• **TASK TO COMPLETE**
Your task is to copy the lines between the line containing "Output the web" and the line containing "let textColor = '#595959';", counting both of those lines, and to emit nothing more.

* * *

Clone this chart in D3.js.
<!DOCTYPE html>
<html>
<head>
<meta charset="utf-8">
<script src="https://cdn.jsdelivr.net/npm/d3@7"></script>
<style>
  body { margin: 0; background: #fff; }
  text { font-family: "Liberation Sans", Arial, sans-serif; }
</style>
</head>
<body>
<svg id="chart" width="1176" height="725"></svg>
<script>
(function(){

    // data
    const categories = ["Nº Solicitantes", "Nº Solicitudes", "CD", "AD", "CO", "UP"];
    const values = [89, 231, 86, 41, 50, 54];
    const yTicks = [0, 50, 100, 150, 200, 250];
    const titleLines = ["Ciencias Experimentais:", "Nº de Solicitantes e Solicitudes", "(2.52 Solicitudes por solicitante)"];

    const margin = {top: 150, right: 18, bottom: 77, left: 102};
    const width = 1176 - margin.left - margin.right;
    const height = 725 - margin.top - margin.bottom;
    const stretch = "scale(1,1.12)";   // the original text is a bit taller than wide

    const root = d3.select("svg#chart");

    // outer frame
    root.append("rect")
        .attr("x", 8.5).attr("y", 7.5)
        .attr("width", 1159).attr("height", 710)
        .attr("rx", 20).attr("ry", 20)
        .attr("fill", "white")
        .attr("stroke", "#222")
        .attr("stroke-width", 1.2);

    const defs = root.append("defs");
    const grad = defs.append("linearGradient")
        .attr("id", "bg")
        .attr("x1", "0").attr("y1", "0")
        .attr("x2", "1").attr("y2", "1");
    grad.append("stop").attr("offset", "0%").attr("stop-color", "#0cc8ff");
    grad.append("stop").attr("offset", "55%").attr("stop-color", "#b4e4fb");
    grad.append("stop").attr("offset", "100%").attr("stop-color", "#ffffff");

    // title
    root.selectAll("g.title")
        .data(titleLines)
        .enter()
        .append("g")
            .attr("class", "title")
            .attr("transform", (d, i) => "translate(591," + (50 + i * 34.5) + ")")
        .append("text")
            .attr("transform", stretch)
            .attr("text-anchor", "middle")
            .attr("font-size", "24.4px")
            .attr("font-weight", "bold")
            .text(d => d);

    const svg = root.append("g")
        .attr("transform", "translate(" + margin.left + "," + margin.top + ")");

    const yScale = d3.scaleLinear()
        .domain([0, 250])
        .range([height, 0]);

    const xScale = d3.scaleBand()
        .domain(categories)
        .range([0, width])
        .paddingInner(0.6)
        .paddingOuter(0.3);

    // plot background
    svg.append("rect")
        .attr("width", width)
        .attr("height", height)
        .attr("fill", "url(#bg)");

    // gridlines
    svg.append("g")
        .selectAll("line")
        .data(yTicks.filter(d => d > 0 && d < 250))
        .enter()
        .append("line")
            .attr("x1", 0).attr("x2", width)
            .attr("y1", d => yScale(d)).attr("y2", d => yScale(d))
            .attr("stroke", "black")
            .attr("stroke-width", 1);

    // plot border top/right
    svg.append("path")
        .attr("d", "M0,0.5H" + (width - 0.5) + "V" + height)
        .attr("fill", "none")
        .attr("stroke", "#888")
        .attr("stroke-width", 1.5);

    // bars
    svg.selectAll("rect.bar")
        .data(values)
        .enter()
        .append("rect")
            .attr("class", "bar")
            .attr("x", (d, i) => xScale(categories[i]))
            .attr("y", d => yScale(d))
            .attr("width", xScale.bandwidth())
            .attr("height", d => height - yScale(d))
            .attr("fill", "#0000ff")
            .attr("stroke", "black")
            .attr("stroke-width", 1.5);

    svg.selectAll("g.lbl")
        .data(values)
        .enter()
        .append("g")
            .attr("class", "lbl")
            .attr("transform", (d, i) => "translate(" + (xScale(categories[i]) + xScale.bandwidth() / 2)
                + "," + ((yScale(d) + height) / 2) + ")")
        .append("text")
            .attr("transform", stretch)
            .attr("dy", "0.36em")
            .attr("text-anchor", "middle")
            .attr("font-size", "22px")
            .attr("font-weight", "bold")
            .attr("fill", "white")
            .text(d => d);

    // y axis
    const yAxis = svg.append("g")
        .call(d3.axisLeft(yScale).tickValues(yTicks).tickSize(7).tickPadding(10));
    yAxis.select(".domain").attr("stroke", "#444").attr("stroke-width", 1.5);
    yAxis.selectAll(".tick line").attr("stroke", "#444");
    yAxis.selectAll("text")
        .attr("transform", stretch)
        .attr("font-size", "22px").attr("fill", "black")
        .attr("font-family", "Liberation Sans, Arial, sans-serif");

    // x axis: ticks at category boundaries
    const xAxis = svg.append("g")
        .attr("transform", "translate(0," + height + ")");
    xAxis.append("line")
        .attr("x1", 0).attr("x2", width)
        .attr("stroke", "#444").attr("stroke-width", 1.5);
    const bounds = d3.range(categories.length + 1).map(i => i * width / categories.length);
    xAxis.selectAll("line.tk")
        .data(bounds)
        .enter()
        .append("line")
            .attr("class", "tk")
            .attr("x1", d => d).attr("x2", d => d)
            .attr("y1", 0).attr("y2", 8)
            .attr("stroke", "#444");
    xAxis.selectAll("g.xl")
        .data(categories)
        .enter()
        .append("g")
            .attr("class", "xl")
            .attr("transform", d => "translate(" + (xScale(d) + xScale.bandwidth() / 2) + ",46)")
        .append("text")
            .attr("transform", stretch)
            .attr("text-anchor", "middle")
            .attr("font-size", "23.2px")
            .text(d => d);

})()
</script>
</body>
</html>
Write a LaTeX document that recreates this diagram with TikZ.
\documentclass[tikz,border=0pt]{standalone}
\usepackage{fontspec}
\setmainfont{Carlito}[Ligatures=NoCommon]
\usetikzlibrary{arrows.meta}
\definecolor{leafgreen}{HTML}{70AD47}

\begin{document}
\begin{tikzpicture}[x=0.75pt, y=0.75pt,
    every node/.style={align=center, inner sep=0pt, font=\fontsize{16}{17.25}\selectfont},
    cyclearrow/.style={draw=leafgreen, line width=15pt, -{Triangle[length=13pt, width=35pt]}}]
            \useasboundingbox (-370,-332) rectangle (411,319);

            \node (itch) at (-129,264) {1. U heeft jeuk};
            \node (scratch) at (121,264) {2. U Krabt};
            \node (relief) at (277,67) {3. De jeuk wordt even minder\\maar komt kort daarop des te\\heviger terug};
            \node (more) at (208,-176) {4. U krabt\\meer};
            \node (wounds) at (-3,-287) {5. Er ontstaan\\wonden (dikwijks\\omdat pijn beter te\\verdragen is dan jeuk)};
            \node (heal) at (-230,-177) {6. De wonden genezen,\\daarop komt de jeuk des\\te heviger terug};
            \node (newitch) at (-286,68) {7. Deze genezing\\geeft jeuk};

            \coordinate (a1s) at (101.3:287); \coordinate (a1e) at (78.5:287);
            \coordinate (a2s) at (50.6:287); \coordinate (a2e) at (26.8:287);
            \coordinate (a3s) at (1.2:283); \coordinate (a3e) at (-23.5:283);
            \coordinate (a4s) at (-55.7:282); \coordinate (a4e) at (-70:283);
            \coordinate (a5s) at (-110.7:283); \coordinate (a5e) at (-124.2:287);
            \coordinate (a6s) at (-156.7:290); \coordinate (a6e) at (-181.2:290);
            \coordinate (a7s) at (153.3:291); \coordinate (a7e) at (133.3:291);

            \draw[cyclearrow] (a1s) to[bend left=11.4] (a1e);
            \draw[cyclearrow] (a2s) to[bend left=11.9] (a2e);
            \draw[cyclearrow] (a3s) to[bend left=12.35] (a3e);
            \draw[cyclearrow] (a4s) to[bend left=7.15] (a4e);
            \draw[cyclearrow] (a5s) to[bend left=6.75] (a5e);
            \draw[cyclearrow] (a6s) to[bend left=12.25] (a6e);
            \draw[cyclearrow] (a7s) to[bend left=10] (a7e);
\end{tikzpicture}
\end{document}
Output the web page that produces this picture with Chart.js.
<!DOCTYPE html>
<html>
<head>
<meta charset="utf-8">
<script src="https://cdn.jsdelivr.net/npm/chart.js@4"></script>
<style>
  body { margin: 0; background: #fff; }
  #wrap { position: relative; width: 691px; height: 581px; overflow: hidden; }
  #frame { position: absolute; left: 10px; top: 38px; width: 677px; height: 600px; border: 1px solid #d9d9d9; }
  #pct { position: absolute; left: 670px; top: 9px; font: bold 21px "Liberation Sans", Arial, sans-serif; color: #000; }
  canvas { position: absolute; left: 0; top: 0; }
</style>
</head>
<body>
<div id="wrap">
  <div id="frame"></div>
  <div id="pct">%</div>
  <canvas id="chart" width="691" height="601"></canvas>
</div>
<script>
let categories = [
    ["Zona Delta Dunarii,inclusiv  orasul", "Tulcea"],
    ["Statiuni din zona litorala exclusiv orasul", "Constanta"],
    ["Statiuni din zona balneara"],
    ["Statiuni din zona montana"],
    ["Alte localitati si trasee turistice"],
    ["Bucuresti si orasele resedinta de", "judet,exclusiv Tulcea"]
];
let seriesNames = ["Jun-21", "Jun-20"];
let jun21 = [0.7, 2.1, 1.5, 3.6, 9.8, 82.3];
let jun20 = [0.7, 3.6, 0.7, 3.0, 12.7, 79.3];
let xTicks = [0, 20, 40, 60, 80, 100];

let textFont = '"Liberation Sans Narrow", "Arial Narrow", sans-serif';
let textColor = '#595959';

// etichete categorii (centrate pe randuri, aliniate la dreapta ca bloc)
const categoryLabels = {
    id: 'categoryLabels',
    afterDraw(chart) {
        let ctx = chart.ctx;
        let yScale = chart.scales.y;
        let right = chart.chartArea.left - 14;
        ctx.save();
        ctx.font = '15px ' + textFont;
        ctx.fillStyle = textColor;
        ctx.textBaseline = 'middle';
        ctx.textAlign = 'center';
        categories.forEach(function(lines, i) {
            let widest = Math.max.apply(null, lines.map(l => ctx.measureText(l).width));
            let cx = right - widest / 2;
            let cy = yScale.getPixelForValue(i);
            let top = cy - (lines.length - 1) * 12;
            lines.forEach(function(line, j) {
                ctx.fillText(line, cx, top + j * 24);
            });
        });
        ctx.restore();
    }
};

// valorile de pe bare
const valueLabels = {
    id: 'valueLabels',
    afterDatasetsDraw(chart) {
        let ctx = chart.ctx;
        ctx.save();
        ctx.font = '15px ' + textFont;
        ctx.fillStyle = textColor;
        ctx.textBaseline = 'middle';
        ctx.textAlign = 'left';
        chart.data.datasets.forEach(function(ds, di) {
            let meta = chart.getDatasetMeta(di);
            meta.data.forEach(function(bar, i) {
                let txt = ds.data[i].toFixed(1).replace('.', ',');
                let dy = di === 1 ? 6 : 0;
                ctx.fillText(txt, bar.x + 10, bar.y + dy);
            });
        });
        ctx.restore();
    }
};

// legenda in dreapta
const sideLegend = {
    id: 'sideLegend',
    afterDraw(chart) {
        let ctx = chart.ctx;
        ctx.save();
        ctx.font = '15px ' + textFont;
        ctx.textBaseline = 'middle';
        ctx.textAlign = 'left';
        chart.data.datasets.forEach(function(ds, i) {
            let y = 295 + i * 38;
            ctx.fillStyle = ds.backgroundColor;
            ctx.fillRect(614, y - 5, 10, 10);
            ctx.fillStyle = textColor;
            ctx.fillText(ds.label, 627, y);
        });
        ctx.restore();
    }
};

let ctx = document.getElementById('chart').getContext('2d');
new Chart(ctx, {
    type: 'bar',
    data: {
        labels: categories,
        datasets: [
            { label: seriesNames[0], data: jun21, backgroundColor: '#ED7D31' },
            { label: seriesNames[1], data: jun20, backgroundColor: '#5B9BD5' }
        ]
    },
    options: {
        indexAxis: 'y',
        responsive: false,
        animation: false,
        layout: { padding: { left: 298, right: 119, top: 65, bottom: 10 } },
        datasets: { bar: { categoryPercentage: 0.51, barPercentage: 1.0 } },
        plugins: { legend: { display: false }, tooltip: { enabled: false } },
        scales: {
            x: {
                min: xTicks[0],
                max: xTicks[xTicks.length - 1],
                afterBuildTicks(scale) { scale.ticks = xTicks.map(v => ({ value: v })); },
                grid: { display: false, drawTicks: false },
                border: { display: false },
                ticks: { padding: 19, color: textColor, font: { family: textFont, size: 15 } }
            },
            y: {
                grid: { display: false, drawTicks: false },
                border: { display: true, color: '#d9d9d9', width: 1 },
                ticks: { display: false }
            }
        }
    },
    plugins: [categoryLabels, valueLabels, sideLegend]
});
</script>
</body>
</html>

* * *

• **THE OUTPUT**
Output the web page that produces this picture with Chart.js.
<!DOCTYPE html>
<html>
<head>
<meta charset="utf-8">
<script src="https://cdn.jsdelivr.net/npm/chart.js@4"></script>
<style>
  body { margin: 0; background: #fff; }
  #wrap { position: relative; width: 691px; height: 581px; overflow: hidden; }
  #frame { position: absolute; left: 10px; top: 38px; width: 677px; height: 600px; border: 1px solid #d9d9d9; }
  #pct { position: absolute; left: 670px; top: 9px; font: bold 21px "Liberation Sans", Arial, sans-serif; color: #000; }
  canvas { position: absolute; left: 0; top: 0; }
</style>
</head>
<body>
<div id="wrap">
  <div id="frame"></div>
  <div id="pct">%</div>
  <canvas id="chart" width="691" height="601"></canvas>
</div>
<script>
let categories = [
    ["Zona Delta Dunarii,inclusiv  orasul", "Tulcea"],
    ["Statiuni din zona litorala exclusiv orasul", "Constanta"],
    ["Statiuni din zona balneara"],
    ["Statiuni din zona montana"],
    ["Alte localitati si trasee turistice"],
    ["Bucuresti si orasele resedinta de", "judet,exclusiv Tulcea"]
];
let seriesNames = ["Jun-21", "Jun-20"];
let jun21 = [0.7, 2.1, 1.5, 3.6, 9.8, 82.3];
let jun20 = [0.7, 3.6, 0.7, 3.0, 12.7, 79.3];
let xTicks = [0, 20, 40, 60, 80, 100];

let textFont = '"Liberation Sans Narrow", "Arial Narrow", sans-serif';
let textColor = '#595959';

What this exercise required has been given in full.